Lots of people came back to work off a furlough in May, enough to swing the total jobs number for the United States, reported last Friday, well into a positive territory. And that's great.

It's just that May was another terrible month of layoffs — the second worst month in the more than 27 years the Chicago outplacement firm Challenger, Gray & Christmas, Inc. has been tracking layoff announcements of U.S. employers.

A little more than half of these job cuts were attributed directly to the COVID-19 pandemic, according to the firm's research, presumably to the actions taken to slow down the spread. But the rest of the layoffs were attributed to things like market conditions or a slowdown in demand.

As you maybe remember from last week, pretty much nobody foresaw the headline number of the jobs report of last Friday, a gain of 2.5 million jobs. That includes the economists regularly polled by Bloomberg. And they didn't just miss it, they missed it by two country miles.

There were technical hiccups in the report, suggesting that the real unemployment rate was more like 16.4% rather than the 13.3% that was reported, although that same adjustment would have been appropriate in April. In either case, the labor situation really did improve in May.

Down in the details, you can see that a lot of growth in jobs came from restaurant workers going back to work in May, even though full dining-room service in restaurants still wasn't the norm.

This report gets prepared from surveys, including one of households about their work status, and that's where this report got even more interesting. The total number of people on temporary layoff, which shot to a staggering 18 million in April, actually declined in May by about 2.7 million workers as employers called them back.

"This was sort of the low-hanging fruit," said Lindsey Piegza, chief economist for Stifel Financial. "We are still net down more than 20 million jobs. Going forward now, the question is even if they were reported as temporarily furloughed, and they could have been at the time it was reported, are they going to be immediately recalled or are they going to roll into a state of permanent joblessness?"

The total for permanent job losses is up by more than 1 million workers since earlier this year. Meanwhile, small businesses have been shutting down, at least according to a new paper that seems to be the first to look into recent small-business closures.

From February to April the number of active small-business owners, and these are the true mom-and-pops, declined from 15 million in February to fewer than 12 million in April.

It was, according to author and economist Robert W. Fairlie of the University of California Santa Cruz, yet another level of economic disruption in the pandemic era that we have never seen before. The loss of small businesses was greater than the total number that shut down during the Great Recession of the 2000s.

More than one-third of immigrant business owners shut down and the toll was even higher for black business owners, experiencing a 41% decline.

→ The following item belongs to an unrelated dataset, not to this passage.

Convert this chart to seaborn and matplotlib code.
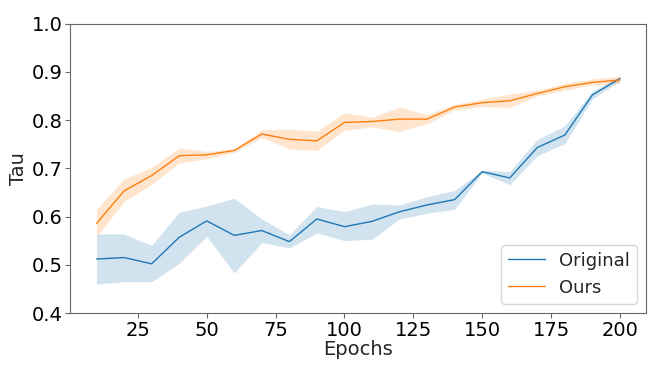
import numpy as np
import pandas as pd
import matplotlib
matplotlib.use("Agg")
import matplotlib.pyplot as plt
import seaborn as sns

epochs = list(range(10, 201, 10))

# Original: mean line and band limits
orig_mean = [0.512, 0.515, 0.502, 0.557, 0.591, 0.561, 0.571, 0.548, 0.595, 0.579,
             0.590, 0.610, 0.624, 0.635, 0.693, 0.680, 0.743, 0.769, 0.852, 0.886]
orig_low = [0.460, 0.465, 0.465, 0.503, 0.559, 0.483, 0.546, 0.535, 0.566, 0.550,
            0.553, 0.595, 0.607, 0.615, 0.690, 0.666, 0.726, 0.751, 0.844, 0.881]
orig_high = [0.564, 0.564, 0.540, 0.609, 0.622, 0.638, 0.595, 0.562, 0.621, 0.610,
             0.626, 0.624, 0.641, 0.654, 0.696, 0.693, 0.760, 0.788, 0.860, 0.891]

# Ours: mean line and band limits
ours_mean = [0.586, 0.653, 0.685, 0.726, 0.728, 0.737, 0.771, 0.760, 0.757, 0.795,
             0.797, 0.802, 0.802, 0.827, 0.836, 0.840, 0.855, 0.869, 0.878, 0.883]
ours_low = [0.558, 0.631, 0.667, 0.711, 0.720, 0.733, 0.764, 0.740, 0.737, 0.779,
            0.786, 0.776, 0.793, 0.821, 0.828, 0.826, 0.850, 0.862, 0.873, 0.876]
ours_high = [0.615, 0.678, 0.702, 0.742, 0.735, 0.740, 0.780, 0.781, 0.777, 0.815,
             0.806, 0.827, 0.811, 0.833, 0.843, 0.854, 0.862, 0.876, 0.885, 0.891]

sns.set_style("ticks", {"axes.edgecolor": "0.4", "xtick.color": "0.4", "ytick.color": "0.4"})

df = pd.DataFrame({
    "Epochs": epochs * 2,
    "Tau": orig_mean + ours_mean,
    "Method": ["Original"] * len(epochs) + ["Ours"] * len(epochs),
})

fig, ax = plt.subplots(figsize=(6.64, 3.74), dpi=100)
fig.subplots_adjust(left=0.106, right=0.973, top=0.937, bottom=0.163)

palette = {"Original": "tab:blue", "Ours": "tab:orange"}
sns.lineplot(data=df, x="Epochs", y="Tau", hue="Method", palette=palette,
             linewidth=1.0, ax=ax)
ax.fill_between(epochs, orig_low, orig_high, color="tab:blue", alpha=0.2, linewidth=0)
ax.fill_between(epochs, ours_low, ours_high, color="tab:orange", alpha=0.2, linewidth=0)

ax.set_ylim(0.4, 1.0)
ax.set_xlabel("Epochs", fontsize=14, labelpad=0)
ax.set_ylabel("Tau", fontsize=14, labelpad=3)
ax.tick_params(labelsize=14, colors="0.4", labelcolor="black", length=3.5, pad=2)
for s in ax.spines.values():
    s.set_visible(True)

leg = ax.legend(loc="lower right", fontsize=13, title=None, frameon=True)

plt.savefig("out.png", dpi=100)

The only industry that seemed to get spared was agriculture.

Fairlie acknowledged he could not know how many business owners will get back at it if customers are more inclined to spend this summer or fall.

Yet it was still telling that nearly 1 in 5 business owners working in a field deemed "essential" and thus not subject to government restrictions as the pandemic accelerated had still shut down this spring, although that was less than half the rate of businesses considered nonessential.

"We could see a second round of very significant layoffs," said Piegza, "if in fact the number of businesses, when the PPP [federal funding] runs out, when we start to reopen, realize that they can't continue. It's a bit premature to say that we can see the light at the end of the tunnel."

She agreed that there could be waves of falling and rising economic activity as formal rules on social distancing end, with upticks in virus cases causing more consumers to stay home, whether their governor or County Board asked them to or not.

One of the interesting aspects of all downturns in the economy is they start happening before most of us realize it. That's the way they end, too, often when the unemployment, bankruptcies and just plain misery seems to be the worst.

The official umpire of such things, at the National Bureau of Economic Research, announced that the U.S. economy peaked in February, so that's when the new recession began. Recessions end when things have stopped getting worse and the economy starts growing again.

That's one of the most interesting things about the moment we are in right now, how the 2020 "pandemic recession" might soon be considered over — with a double-digit unemployment rate and a long road ahead to get back to anything approaching the economy as it was before.